Les Amis de Cadouin contribuent à favoriser l'étude et la recherche sur le patrimoine cadunien en organisant chaque année le colloque des Amis de Cadouin, organisée autour du 20 août (samedi), permet de faire intervenir de nombreux spécialistes pour des conférences aussi éclectiques que passionnantes.

 

Nous mettons à la disposition des visiteurs des travaux de recherche concernant l'histoire et le patrimoine de l'abbaye de Cadouin.
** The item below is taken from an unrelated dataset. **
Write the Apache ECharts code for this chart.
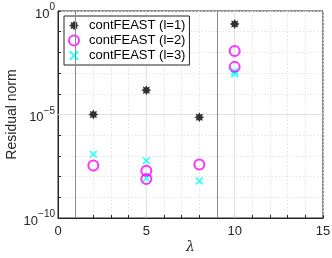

Pour consulter les Actes des colloques de Cadouin : cliquer ici.

Le retour du vrai faux Saint Suaire et de son facsimilé.

 

Depuis le printemps 2012, une exposition présente les récents travaux du cloître ainsi que le facsimilé du tissu fatimide nommé Saint Suaire de Cadouin réalisé depuis 2006 par l'E.N.S.I.S.A (Ecole Nationale Supérieure d'Ingénieurs d'Alsace)  avec la  collaboration du L.R.M.H (Laboratoire de Recherche des Monuments Historiques) .

L'original devrait également retrouver sa place au coeur de l'abbaye mais il ne sera plus présenté au public:l'exposition prolongée à la lumière détériorant le tissu.